I started with Media Temple. I think was the grid service option. Took me 2 days to transfer everything and getting it up and running. At that stage, I didn’t have my own DNS nameserver, so I had to point it to the servers each time. It took about two days to resolve, so I had to “run” two websites simultaneously (the old one just said we are moving, and the new one actually worked). Also: Moving servers = dumping the db into a 4mb SQL script (through PHPMyAdmin) and uploading all the files through FTP. I knew at that point there had to be an easier way, I just didn’t know about it.
It was up on Media Temple, and I was ready to see what was going to happen. Giving up my Saturday night, I sat by my PC…
…and then the server kept crashing.
It was running out of virtual memory extremely quickly shutting the server down. It then repowered up by itself. But: Now only a few tweets were sent. So I search Twitter, checked who the last user was, found his position in the db, and ran the script again changing the index pointer (mysql_data_seek) of the mysql result set… and then it crashed again. I continued for an hour, fell asleep, and finished up the rest the next day. I can’t do it again like this, I had to find another way… within a week, while doing uni work. So, I moved back to my shared hosting. I was hoping they just won’t notice.
That week our family was off the visit my sister in the Karoo, so that was my only option.
So there I was in the middle of the Karoo, having a break around the braai, drinking some brandy and enjoying my time with the family when I realised I forgot to take out the “mysql_data_seek” line from the code…
Now, the Karoo is big and in some places you don’t have phone reception. It also gets very cold at night. It was akin to this: except night.

So I called my friend. I had 30min left before the script would start. In the nick of time, I gave him instructions to FTP in and edit out the line. SUCCESS.
It was short-lived though. When I came back I had to move servers again. This time I opted for Rackspace’s cloud service. I did more research this time of course. It scales automatically, so by definition, the memory wouldn’t run out, right? Cool.
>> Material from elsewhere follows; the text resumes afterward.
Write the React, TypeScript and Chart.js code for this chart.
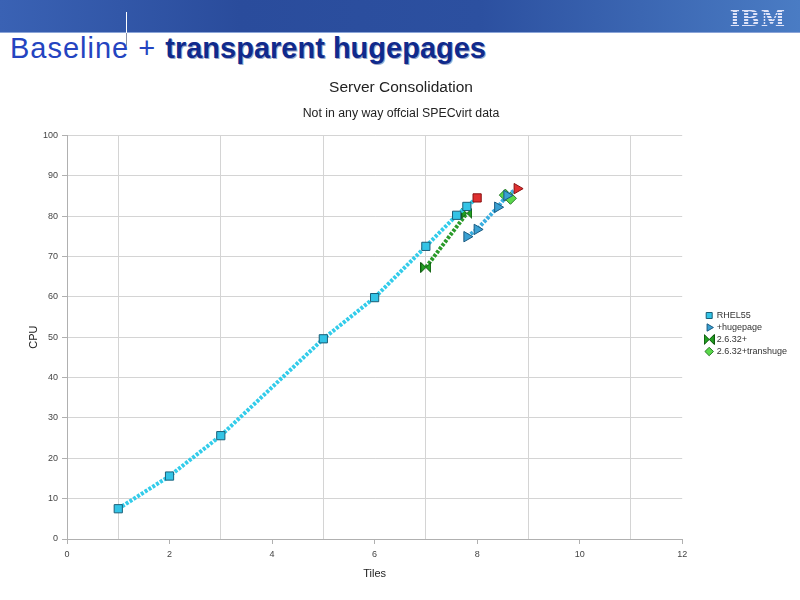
import React, { useEffect, useRef } from "react";
import { Chart, registerables } from "chart.js";
Chart.register(...registerables);

const rhelX = [1, 2, 3, 5, 6, 7, 7.6, 7.8, 8];
const rhelY = [7.5, 15.6, 25.6, 49.6, 59.8, 72.5, 80.2, 82.4, 84.5];
const hugeX = [7.8, 8, 8.4, 8.58, 8.78];
const hugeY = [74.9, 76.7, 82.2, 85.1, 86.8];
const k2632X = [7, 7.8];
const k2632Y = [67.3, 80.7];
const transX = [8.55, 8.65];
const transY = [85.2, 84.4];
const seriesNames = ["RHEL55", "+hugepage", "2.6.32+", "2.6.32+transhuge"];
const xTicks = [0, 2, 4, 6, 8, 10, 12];

function pts(xs: number[], ys: number[]) {
  return xs.map((x, i) => ({ x, y: ys[i] }));
}

function makeBowtie(fill: string, stroke: string) {
  const c = document.createElement("canvas");
  c.width = 11;
  c.height = 11;
  const g = c.getContext("2d")!;
  g.fillStyle = fill;
  g.strokeStyle = stroke;
  g.lineWidth = 1;
  g.beginPath();
  g.moveTo(0.5, 0.5);
  g.lineTo(5.5, 5.5);
  g.lineTo(0.5, 10.5);
  g.closePath();
  g.moveTo(10.5, 0.5);
  g.lineTo(5.5, 5.5);
  g.lineTo(10.5, 10.5);
  g.closePath();
  g.fill();
  g.stroke();
  return c;
}

const legendShift = {
  id: "legendShift",
  afterLayout(chart: any) {
    const lg = chart.legend;
    if (!lg) return;
    lg.left += 21;
    lg.right += 21;
    lg.top += 13;
    lg.bottom += 13;
  },
};

export default function App() {
  const ref = useRef<HTMLCanvasElement>(null);
  useEffect(() => {
    document.body.style.margin = "0";
    const bowtie = makeBowtie("#22a022", "#0f5a0f");
    const red = "#e03030";
    const chart = new Chart(ref.current!, {
      type: "line",
      plugins: [legendShift],
      data: {
        datasets: [
          {
            label: seriesNames[0],
            data: pts(rhelX, rhelY),
            borderColor: "#33ccea",
            borderWidth: 4,
            borderDash: [3, 1.5],
            pointStyle: "rect",
            pointRadius: 5.8,
            pointBackgroundColor: rhelX.map((_, i) => (i === rhelX.length - 1 ? red : "#33c4e6")),
            pointBorderColor: rhelX.map((_, i) => (i === rhelX.length - 1 ? "#8a1010" : "#1a5f78")),
            pointBorderWidth: 1,
            backgroundColor: "#33c4e6",
          },
          {
            label: seriesNames[1],
            data: pts(hugeX, hugeY),
            borderColor: "#3aaee0",
            borderWidth: 4,
            borderDash: [3, 1.5],
            pointStyle: "triangle",
            pointRotation: 90,
            pointRadius: 6,
            pointBackgroundColor: hugeX.map((_, i) => (i === hugeX.length - 1 ? red : "#3aa0d2")),
            pointBorderColor: hugeX.map((_, i) => (i === hugeX.length - 1 ? "#8a1010" : "#1a5a80")),
            pointBorderWidth: 1,
            backgroundColor: "#3aa0d2",
          },
          {
            label: seriesNames[2],
            data: pts(k2632X, k2632Y),
            borderColor: "#2a9a2a",
            borderWidth: 4,
            borderDash: [3, 1.5],
            pointStyle: bowtie as any,
            pointRadius: 6,
            backgroundColor: "#22a022",
          },
          {
            label: seriesNames[3],
            data: pts(transX, transY),
            borderColor: "#5ad84a",
            borderWidth: 4,
            borderDash: [3, 1.5],
            pointStyle: "rectRot",
            pointRadius: 6,
            pointBackgroundColor: "#5ad84a",
            pointBorderColor: "#2a7a2a",
            pointBorderWidth: 1,
            backgroundColor: "#5ad84a",
          },
        ],
      },
      options: {
        animation: false,
        responsive: false,
        layout: { padding: { left: 26, right: 24, top: 0, bottom: 19 } },
        plugins: {
          title: {
            display: true,
            text: "Server Consolidation",
            color: "#222",
            font: { family: "Liberation Sans", size: 15.5, weight: "normal" },
            padding: { top: 18, bottom: 6 },
          },
          subtitle: {
            display: true,
            text: "Not in any way offcial SPECvirt data",
            color: "#222",
            font: { family: "Liberation Sans", size: 12.3, weight: "normal" },
            padding: { top: 4, bottom: 14 },
          },
          legend: {
            position: "right",
            labels: {
              usePointStyle: true,
              boxWidth: 6,
              boxHeight: 6,
              padding: 3,
              color: "#333",
              font: { family: "Liberation Sans", size: 9 },
            },
          },
          tooltip: { enabled: false },
        },
        scales: {
          x: {
            type: "linear",
            min: 0,
            max: 12,
            ticks: {
              stepSize: 1,
              autoSkip: false,
              maxRotation: 0,
              padding: 5,
              color: "#444",
              font: { family: "Liberation Sans", size: 9 },
              callback: (v: any) => (xTicks.includes(Number(v)) ? String(v) : ""),
            },
            grid: {
              color: (c: any) => (c.tick && c.tick.value % 2 === 1 ? "#d4d4d4" : "rgba(0,0,0,0)"),
              tickColor: (c: any) => (c.tick && c.tick.value % 2 === 0 ? "#b0b0b0" : "rgba(0,0,0,0)"),
              tickLength: 5,
            },
            border: { color: "#b0b0b0" },
            title: {
              display: true,
              text: "Tiles",
              color: "#222",
              font: { family: "Liberation Sans", size: 11 },
              padding: { top: 3, bottom: 0 },
            },
          },
          y: {
            min: 0,
            max: 100,
            afterFit: (s: any) => {
              s.width = 41;
            },
            ticks: {
              stepSize: 10,
              color: "#444",
              font: { family: "Liberation Sans", size: 9 },
              padding: 4,
            },
            grid: { color: "#d4d4d4", tickColor: "#b0b0b0", tickLength: 5 },
            border: { color: "#b0b0b0" },
            title: {
              display: true,
              text: "CPU",
              color: "#222",
              font: { family: "Liberation Sans", size: 11 },
              padding: { top: 1, bottom: 0 },
            },
          },
        },
      },
    });
    return () => chart.destroy();
  }, []);

  return (
    <div style={{ position: "fixed", left: 0, top: 0, width: 800, height: 600, background: "#fff", overflow: "hidden", fontFamily: "Liberation Sans" }}>
      <div
        style={{
          position: "absolute",
          left: 0,
          top: 0,
          width: 800,
          height: 32,
          background: "linear-gradient(90deg, #3a62b4 0%, #2a4c9c 30%, #2c50a0 60%, #4a7cc4 100%)",
          borderBottom: "1px solid #8aa4d8",
        }}
      />
      <div
        style={{
          position: "absolute",
          right: 14,
          top: 7,
          fontSize: 22,
          fontWeight: "bold",
          letterSpacing: 1,
          color: "#d8dcf4",
          fontFamily: "DejaVu Serif",
          lineHeight: "22px",
          backgroundImage: "repeating-linear-gradient(180deg, #dfe3f8 0px, #dfe3f8 2px, transparent 2px, transparent 3px)",
          WebkitBackgroundClip: "text",
          WebkitTextFillColor: "transparent",
        }}
      >
        IBM
      </div>
      <div style={{ position: "absolute", left: 10, top: 31, fontSize: 29, lineHeight: "34px", whiteSpace: "nowrap" }}>
        <span style={{ color: "#2444c0", letterSpacing: 1 }}>Baseline + </span>
        <span style={{ color: "#102a8c", fontWeight: "bold", textShadow: "1px 1px 0 #9aa8c8" }}>transparent hugepages</span>
      </div>
      <div style={{ position: "absolute", left: 126, top: 12, width: 1, height: 21, background: "#ffffff" }} />
      <div style={{ position: "absolute", left: 126, top: 33, width: 1, height: 13, background: "#8890a8" }} />
      <canvas ref={ref} width={800} height={540} style={{ position: "absolute", left: 0, top: 60 }} />
    </div>
  );
}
Let’s go.
Come Saturday night again, I sit and stare at the screen… Everything is going smoothly… until 15 minutes in the script just stops. FFFUUUU. There was a hard-limit on how long scripts could run on rackspace. I gave up. I had no idea how to handle this. My skills weren’t up to scratch and it was 1am. I felt hopeless, shed a tear and went to sleep.
…
The next week, I stopped the service, while I thought what to do. I tried selling Tweekly.fm to Last.fm, talking to CBS over the phone, but no luck. So I put it back on my shared hosting and made it manual. The final nail in the coffin of a fun experiment… until a few weeks later, Scott (@dordotky) started a similar service. I mailed him, talked some terms out, and we have been working together since on it. He has been a tremendous help in scaling the service since then. We don’t have much time to work on it (both doing other things full-time), but at least it is still going and running smoothly (not crashing servers).
If you want to scale today. Don’t do what I did. Ask people to help (to those that did, thanks!).
What did I learn from the whole experience?
1) Don’t use shared hosting for anything more than a simple static site. This advice might seem old now, but hey, I didn’t know of any better. Nowadays, however, there are much much more cloud services available that is easier and better and cheaper.
2) If something seems overly complicated, it probably is. While I was working on a weekly schedule, it would’ve been better to forego a week’s tweets to take time and learn and research the better options! I should’ve loaded up my own DNS server (managed or otherwise), I should’ve learned about dvcs so that I don’t have to use slow FTP to upload files, etc.
3) Most of all however. If you have no idea what you are doing, just wing it anyway.